Task to carry out:
Present every line in which the string "code" appears.

^^^^^^^^

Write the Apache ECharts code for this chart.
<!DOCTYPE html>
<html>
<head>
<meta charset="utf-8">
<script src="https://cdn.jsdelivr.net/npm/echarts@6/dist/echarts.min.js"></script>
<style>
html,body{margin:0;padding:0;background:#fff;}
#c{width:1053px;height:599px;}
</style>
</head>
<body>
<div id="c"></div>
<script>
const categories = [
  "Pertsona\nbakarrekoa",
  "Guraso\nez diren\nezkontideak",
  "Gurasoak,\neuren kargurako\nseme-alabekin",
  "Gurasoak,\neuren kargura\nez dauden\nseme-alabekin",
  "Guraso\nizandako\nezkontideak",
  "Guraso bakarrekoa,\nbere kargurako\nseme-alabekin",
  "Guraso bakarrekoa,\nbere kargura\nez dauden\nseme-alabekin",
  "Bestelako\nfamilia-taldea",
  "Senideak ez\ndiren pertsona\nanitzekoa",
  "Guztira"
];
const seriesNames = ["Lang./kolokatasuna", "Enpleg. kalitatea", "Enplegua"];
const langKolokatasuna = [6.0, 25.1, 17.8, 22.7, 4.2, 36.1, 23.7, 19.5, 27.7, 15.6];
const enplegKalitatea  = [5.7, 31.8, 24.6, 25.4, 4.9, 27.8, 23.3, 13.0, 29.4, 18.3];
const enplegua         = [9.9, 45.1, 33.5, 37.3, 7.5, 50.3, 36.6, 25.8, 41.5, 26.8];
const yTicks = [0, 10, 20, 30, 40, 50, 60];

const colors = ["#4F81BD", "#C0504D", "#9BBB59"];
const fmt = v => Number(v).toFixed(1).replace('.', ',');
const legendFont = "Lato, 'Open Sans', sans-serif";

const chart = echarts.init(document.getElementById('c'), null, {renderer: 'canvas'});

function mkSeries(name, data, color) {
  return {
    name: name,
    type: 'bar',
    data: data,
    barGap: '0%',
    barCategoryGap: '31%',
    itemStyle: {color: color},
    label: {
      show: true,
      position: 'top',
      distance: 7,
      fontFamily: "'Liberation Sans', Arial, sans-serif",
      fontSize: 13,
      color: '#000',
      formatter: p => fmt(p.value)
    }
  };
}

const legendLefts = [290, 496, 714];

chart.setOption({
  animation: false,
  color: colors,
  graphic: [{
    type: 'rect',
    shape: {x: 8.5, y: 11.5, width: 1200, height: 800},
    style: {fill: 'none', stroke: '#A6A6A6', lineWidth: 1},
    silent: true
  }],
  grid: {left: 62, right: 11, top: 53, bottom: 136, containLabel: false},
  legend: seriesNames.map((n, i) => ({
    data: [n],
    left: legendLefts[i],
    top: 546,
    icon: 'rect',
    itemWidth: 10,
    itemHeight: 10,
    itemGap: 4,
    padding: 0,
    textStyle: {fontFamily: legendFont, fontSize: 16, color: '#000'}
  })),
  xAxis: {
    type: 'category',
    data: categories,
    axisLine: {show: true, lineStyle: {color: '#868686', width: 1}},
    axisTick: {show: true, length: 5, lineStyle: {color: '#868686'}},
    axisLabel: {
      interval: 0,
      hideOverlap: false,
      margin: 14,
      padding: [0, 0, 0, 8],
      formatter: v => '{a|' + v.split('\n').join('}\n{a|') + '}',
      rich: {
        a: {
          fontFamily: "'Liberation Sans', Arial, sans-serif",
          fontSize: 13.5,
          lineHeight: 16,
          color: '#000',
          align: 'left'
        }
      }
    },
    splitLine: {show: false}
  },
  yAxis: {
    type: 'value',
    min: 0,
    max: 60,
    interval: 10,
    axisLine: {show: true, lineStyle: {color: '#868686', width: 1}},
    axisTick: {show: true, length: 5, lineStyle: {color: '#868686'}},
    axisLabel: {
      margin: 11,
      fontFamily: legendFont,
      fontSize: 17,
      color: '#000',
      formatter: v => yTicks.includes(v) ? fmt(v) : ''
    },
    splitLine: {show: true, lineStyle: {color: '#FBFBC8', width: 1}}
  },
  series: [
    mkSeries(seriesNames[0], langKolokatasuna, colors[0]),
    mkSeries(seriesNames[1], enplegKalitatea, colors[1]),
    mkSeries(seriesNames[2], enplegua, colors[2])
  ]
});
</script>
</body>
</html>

^^^^^^^^

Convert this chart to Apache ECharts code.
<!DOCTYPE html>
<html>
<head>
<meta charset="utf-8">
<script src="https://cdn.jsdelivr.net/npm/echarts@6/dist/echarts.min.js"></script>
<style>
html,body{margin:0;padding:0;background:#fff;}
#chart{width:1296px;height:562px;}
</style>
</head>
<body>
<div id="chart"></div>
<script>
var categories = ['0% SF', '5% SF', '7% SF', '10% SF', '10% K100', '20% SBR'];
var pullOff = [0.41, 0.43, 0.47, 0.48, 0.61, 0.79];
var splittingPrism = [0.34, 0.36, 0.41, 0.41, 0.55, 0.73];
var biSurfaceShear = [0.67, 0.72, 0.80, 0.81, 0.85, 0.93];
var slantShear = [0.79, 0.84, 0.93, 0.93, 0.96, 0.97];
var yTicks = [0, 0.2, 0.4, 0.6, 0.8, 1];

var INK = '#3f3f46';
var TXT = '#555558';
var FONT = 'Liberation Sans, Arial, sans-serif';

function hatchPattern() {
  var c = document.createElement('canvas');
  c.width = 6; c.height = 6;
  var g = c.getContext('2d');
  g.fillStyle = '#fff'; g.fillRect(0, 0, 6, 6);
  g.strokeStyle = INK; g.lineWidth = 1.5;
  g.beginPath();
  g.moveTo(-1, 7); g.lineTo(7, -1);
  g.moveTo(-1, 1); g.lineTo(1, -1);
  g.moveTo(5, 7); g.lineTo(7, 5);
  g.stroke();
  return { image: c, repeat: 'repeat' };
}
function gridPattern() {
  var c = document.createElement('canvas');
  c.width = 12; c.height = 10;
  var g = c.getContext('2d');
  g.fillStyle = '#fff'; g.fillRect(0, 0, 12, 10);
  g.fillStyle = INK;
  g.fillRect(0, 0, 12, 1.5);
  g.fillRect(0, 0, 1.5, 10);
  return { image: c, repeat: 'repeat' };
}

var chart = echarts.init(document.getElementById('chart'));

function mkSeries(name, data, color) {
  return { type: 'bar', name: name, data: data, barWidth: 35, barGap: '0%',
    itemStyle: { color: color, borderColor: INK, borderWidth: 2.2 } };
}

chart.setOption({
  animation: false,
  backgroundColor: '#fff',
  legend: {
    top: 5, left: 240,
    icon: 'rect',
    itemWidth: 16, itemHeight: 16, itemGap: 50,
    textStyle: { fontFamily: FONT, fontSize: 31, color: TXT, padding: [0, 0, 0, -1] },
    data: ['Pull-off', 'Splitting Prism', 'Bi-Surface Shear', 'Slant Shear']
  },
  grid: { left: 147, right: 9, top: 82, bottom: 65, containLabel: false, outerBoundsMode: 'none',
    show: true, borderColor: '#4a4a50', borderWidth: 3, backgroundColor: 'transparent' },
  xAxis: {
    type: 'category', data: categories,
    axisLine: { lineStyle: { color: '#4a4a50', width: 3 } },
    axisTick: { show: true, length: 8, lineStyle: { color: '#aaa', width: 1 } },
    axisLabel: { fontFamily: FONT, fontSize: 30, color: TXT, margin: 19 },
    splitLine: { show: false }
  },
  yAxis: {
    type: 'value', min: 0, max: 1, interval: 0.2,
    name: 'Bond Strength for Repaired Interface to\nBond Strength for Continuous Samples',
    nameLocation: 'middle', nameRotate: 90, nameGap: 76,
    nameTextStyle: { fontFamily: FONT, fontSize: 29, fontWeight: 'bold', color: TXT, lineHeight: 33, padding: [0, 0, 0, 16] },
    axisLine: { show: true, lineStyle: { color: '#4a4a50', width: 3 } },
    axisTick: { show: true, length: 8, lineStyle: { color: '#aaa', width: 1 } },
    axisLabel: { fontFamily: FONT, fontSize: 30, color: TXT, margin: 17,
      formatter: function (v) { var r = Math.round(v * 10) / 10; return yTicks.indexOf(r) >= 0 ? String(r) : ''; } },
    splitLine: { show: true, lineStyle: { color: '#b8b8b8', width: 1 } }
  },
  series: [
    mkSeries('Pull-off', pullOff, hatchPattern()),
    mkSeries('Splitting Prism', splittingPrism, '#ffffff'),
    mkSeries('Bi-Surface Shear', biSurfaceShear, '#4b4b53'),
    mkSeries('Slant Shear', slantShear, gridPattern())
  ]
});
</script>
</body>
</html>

^^^^^^^^

Result:
Write the Apache ECharts code for this chart.
Convert this chart to Apache ECharts code.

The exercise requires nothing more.